Encourage natural predators

Such
as ladybugs, lacewings and hoverflies, by planting nectar-rich flowering plants
which attract them, such as buddleia, calendula, sedum, stocks, sweet William and
wallflowers.
If you grow a patch of nettles somewhere in the garden,
this will encourage aphids and their predators. Cut back the nettles when aphids
appear in other parts of your garden to encourage the predators to seek them out.
Ladybug and lacewing houses can be bought to put up in the garden so they have a
shelter for the winter.
Traditional organic remedies
Companion planting - Plant garlic cloves (just one or two)
among rose bushes. An infusion of garlic crushed into water and sprayed on the aphids
will also help remove them. Many herbs, such as hyssop, sage, dill, lavender and
thyme discourage aphids if planted near to susceptible plants.
Nasturtiums prevent woolly aphids infesting apple trees if planted
at the base (probably more so if encouraged to grow up the tree). If you have all
of the nasturtiums eaten by cabbage white caterpillars, just think of the butterflies
you're helping to grow.
Nettle spray.
The common stinging nettle is a discerning plant that requires high levels of nitrogen
in the soil to grow well, using the leaves in sprays of several kinds. As well as
using nettles as an activator on the compost heap the organic gardener can use them
as a liquid manure and as an aphicide - to kill aphids (greenfly).

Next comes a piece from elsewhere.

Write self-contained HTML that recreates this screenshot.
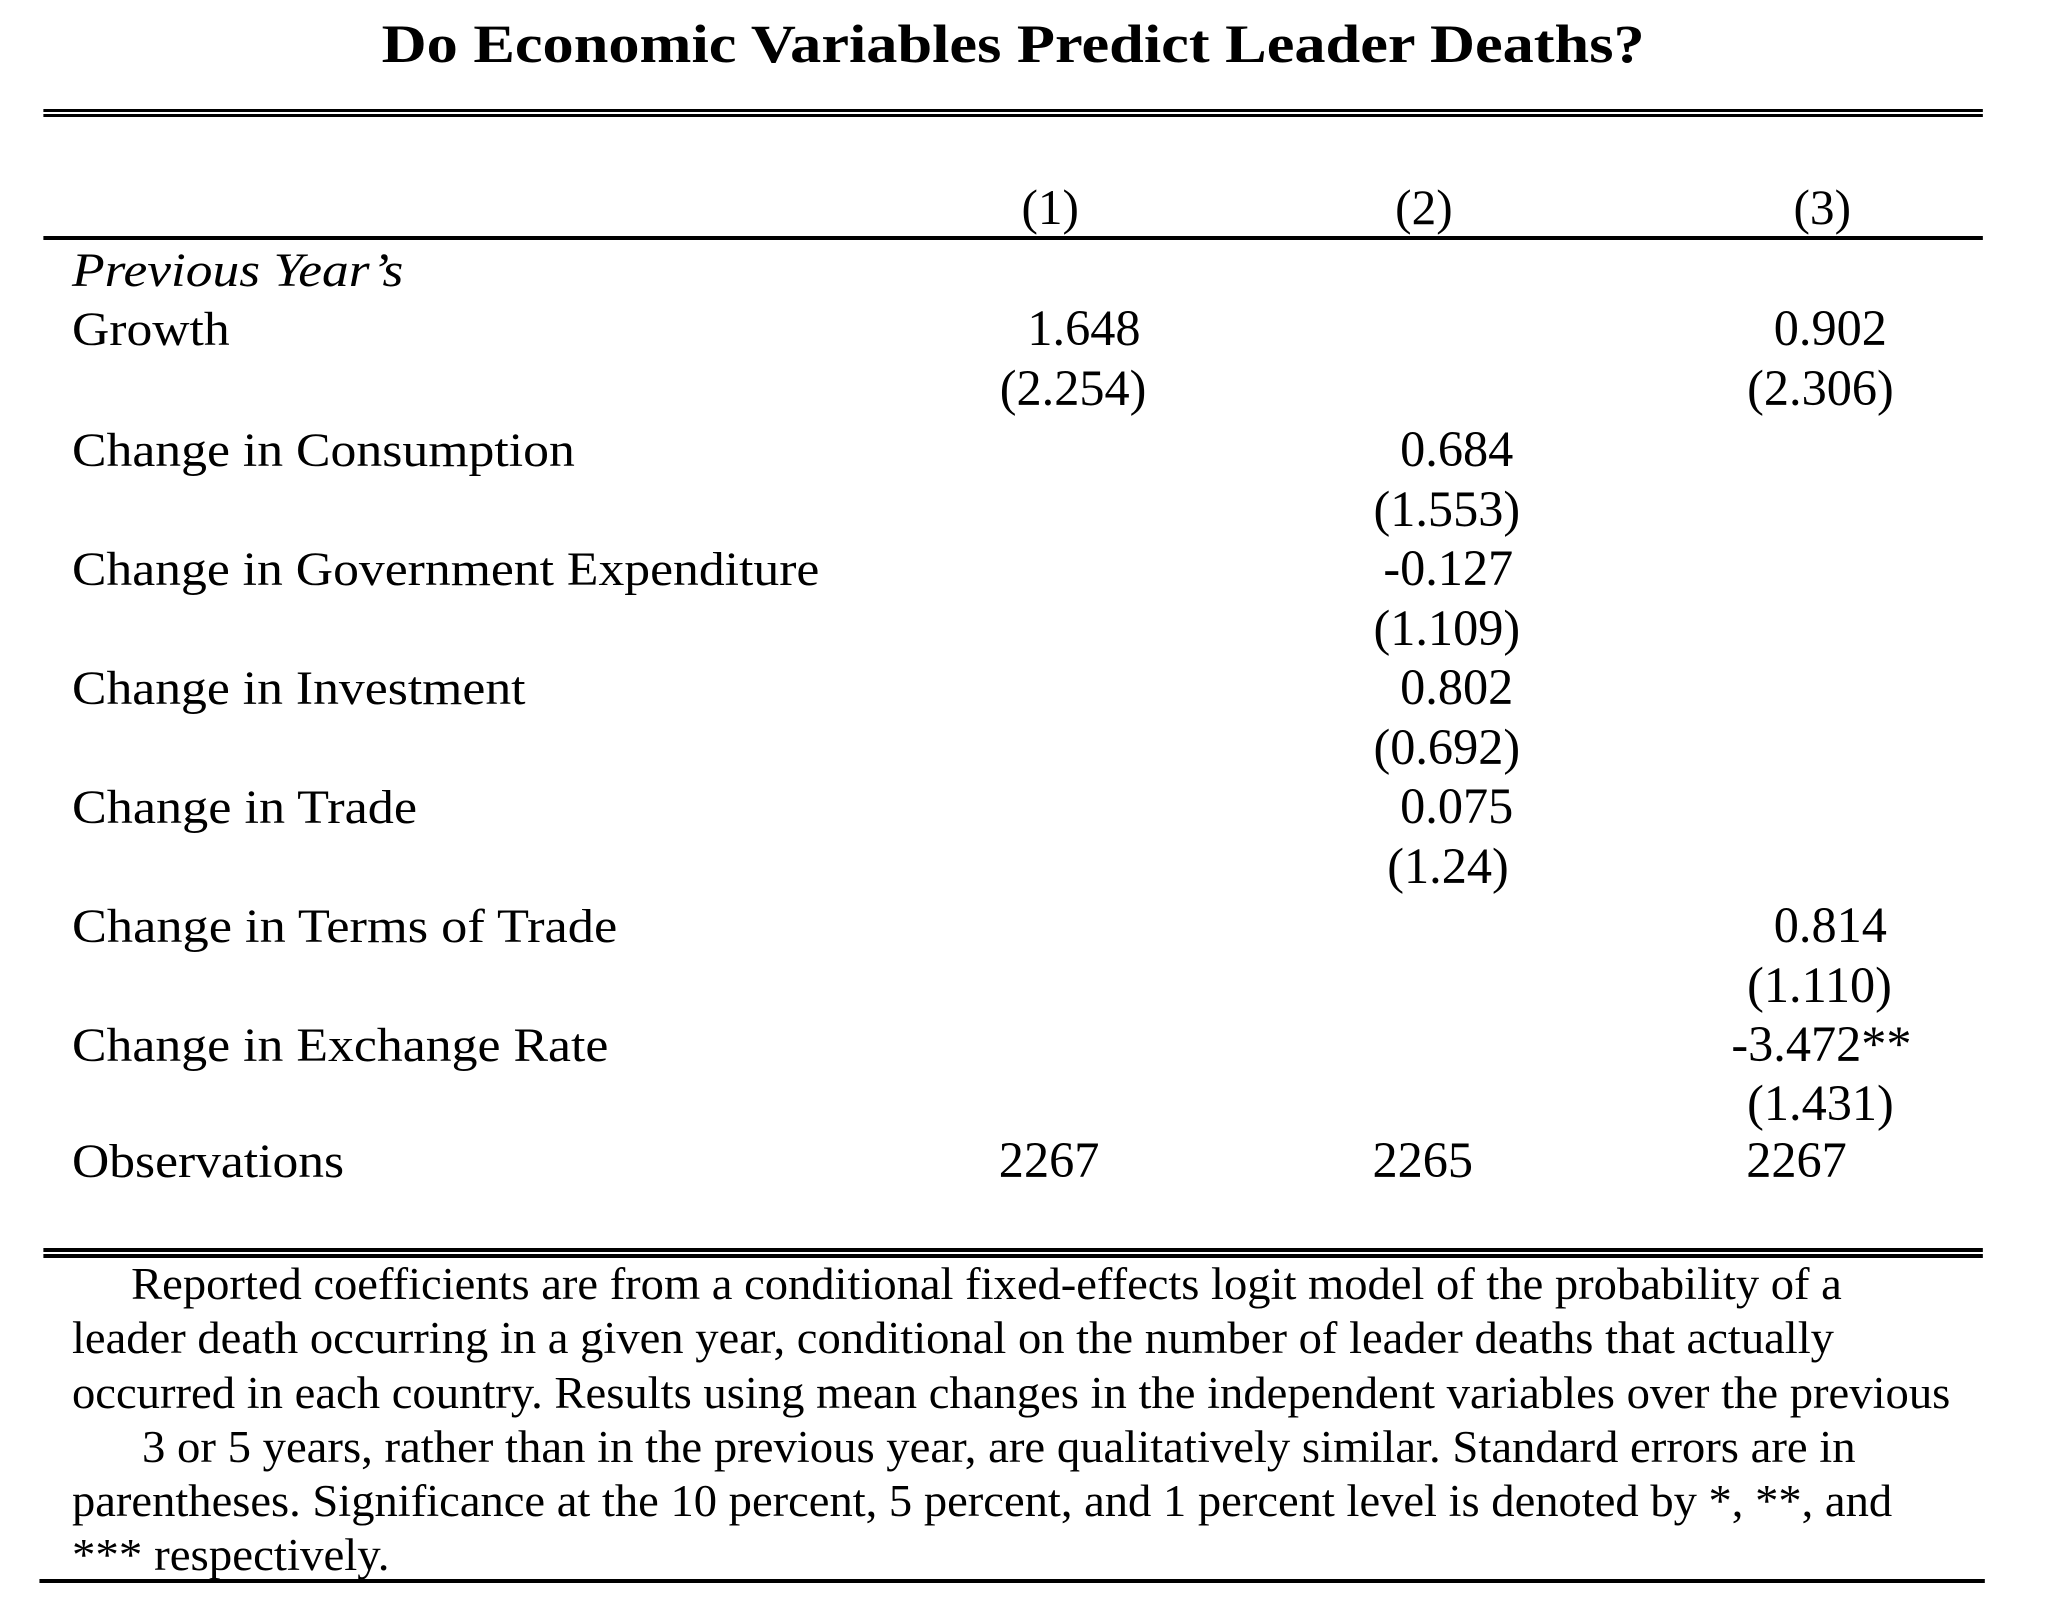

Gather 224g (l/21b) young nettles and soak in a bucket of water for a week. Strain
and use undiluted as a control of aphids on roses and celery leaf miner. Add the
mushy nettles to the compost heap.
Rhubarb spray.
The oxalic acid in rhubarb leaves is a safe control
agent for aphids, particularly those on roses. Cut 450g (1lb) rhubarb leaves, place
in an old saucepan (the oxalic acid may damage one that you still use) with 1.1
litres (2pt) water and boil for half an hour, topping up as necessary. When cool,
add 1 dessertspoon of soap flakes dissolved in 275ml (1/2pt) warm water. This acts
as the wetting agent when added to the strained rhubarb liquid. Stir the mixture
thoroughly and use undiluted as a spray.
Rhubarb soap - shred a couple of pounds of rhubarb leaves
into a couple of pints of water and boil for half an hour (don't use your best pan,
these leaves contain oxalic acid and whereas it might be ok, I wouldn't risk the
cooks wrath!). Strain the liquid, mix in two ounces of soap dissolved in another
pint of water. Spray only healthy plants as prevention and affected plants to help
get rid of infestations.
Elder spray.
This kills aphids, small caterpillars and is useful as a fungicide for mildew and
blackspot on roses. The toxic agent is hydro-cyanic acid, so in preparing the spray
use an old saucepan.
Gather 450g (1 lb) leaves and young stems of elder prefer-ably in spring when the
sap is rising. Place in the saucepan and add 3.3 liters (6pt) water. Boil for half
an hour, topping up as necessary. Strain through old tights and use the liquid cold
and undiluted. It will keep for three months if bottled tightly while still hot.
Biological control
Another option is to go for biological control.
Biological control of a pest relies on introducing a predator species so "fighting
nature with nature", if chosen carefully, the predator will stop damage to your
plants without damaging the environment. Such biological controls are safe for the
user, children and pets. They will not harm other beneficial garden insects and
are biodegradable.
They do rely on the predator always having some food
though, or they will die out, so like other organic practices it is a question of
maintaining a small population of pests to allow the predators to be ready for them,
in this case though the balance is skewed away from the problem.
I confess I resort to this when
the aphids build up under cover or on my favourite plum tree. Just don't overdo
it and spray too often or spray the whole garden.